*WRITTEN TASK:* Repeat exactly the lines from the start of the records below through the line that contains "from matplotlib import pyplot as plt", including both.

>>

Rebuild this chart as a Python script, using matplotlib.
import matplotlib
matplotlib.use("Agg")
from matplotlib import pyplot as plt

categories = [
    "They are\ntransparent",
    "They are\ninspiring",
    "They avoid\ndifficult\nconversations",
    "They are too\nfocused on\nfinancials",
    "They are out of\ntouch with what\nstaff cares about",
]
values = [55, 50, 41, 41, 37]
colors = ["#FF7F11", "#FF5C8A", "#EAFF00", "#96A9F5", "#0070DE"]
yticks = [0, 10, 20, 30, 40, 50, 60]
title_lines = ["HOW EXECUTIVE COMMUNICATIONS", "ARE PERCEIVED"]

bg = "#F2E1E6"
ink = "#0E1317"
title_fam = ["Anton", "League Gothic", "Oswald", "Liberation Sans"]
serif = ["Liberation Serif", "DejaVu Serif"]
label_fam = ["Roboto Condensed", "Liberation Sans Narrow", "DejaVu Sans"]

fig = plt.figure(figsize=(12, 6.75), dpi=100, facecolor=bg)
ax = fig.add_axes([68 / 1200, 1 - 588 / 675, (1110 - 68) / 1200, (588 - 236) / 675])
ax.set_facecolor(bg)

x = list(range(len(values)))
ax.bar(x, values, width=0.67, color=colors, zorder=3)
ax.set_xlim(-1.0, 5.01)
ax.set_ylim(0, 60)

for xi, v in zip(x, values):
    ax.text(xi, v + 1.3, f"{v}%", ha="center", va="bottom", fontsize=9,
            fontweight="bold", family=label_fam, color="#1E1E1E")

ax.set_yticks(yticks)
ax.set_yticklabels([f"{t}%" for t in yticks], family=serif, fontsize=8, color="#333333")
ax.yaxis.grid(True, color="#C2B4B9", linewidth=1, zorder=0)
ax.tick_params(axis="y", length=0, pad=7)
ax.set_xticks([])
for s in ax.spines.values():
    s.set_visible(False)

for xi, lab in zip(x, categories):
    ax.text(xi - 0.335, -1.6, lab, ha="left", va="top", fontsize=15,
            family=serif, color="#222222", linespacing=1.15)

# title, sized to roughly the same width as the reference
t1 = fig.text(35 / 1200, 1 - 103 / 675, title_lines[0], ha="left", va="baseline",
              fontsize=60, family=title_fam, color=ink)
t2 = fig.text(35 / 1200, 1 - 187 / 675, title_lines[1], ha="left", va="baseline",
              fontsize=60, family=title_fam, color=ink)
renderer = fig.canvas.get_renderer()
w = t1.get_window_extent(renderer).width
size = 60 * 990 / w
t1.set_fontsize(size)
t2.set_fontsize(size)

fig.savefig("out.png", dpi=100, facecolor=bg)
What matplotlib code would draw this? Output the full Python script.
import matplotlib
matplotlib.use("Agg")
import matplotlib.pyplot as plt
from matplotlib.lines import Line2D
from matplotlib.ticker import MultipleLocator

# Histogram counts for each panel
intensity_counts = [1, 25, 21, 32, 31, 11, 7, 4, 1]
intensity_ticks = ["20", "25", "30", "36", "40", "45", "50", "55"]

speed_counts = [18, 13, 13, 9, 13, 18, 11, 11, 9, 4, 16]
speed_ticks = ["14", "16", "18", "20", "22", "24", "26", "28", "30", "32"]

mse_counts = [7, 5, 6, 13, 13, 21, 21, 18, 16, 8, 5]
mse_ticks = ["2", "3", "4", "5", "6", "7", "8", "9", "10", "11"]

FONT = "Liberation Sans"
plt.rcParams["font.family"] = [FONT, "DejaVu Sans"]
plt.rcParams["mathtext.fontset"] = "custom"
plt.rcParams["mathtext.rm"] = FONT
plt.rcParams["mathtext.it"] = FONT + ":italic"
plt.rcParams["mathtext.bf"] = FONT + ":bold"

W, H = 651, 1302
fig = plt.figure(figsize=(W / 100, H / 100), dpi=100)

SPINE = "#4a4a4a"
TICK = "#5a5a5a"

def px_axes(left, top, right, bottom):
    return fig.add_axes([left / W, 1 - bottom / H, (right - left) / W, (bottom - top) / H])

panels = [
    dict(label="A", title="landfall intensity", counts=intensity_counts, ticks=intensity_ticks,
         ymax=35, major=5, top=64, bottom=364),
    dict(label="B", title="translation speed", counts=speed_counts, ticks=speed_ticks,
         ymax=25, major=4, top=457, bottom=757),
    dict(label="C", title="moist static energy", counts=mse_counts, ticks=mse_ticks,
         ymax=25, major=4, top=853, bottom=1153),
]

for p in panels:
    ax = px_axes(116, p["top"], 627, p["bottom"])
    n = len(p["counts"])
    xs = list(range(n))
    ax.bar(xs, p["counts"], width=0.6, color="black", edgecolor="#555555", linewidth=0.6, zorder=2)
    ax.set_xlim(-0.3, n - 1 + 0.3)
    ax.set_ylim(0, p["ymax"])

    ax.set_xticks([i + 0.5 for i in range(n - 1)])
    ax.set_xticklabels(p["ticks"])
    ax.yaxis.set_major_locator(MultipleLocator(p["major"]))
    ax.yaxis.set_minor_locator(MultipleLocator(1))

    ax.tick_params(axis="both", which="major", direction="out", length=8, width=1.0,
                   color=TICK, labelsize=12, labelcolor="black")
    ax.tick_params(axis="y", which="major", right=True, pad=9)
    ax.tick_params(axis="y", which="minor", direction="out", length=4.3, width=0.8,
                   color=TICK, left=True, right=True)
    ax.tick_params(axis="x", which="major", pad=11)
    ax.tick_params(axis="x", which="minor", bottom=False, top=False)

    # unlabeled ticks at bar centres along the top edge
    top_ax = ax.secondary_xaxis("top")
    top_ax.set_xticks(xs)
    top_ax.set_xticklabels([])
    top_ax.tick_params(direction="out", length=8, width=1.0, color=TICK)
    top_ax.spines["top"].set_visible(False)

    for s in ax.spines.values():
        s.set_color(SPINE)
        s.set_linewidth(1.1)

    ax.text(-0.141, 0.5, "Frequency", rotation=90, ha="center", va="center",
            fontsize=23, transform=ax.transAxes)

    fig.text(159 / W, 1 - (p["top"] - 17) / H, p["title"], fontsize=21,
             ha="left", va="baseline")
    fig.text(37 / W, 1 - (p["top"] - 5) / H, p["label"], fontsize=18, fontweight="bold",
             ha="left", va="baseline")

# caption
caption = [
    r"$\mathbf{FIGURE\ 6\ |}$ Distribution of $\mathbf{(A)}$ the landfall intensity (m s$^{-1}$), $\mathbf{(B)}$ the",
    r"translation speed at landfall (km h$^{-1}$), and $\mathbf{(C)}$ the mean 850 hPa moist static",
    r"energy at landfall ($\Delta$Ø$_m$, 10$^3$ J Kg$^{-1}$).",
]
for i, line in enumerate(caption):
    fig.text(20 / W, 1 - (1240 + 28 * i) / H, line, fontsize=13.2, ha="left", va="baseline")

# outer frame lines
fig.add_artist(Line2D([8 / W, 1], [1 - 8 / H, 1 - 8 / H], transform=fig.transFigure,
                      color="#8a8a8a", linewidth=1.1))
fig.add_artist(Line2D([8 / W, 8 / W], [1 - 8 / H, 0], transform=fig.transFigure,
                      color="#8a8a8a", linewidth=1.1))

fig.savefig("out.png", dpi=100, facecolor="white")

<<

*OUTPUT BELOW:*
Rebuild this chart as a Python script, using matplotlib.
import matplotlib
matplotlib.use("Agg")
from matplotlib import pyplot as plt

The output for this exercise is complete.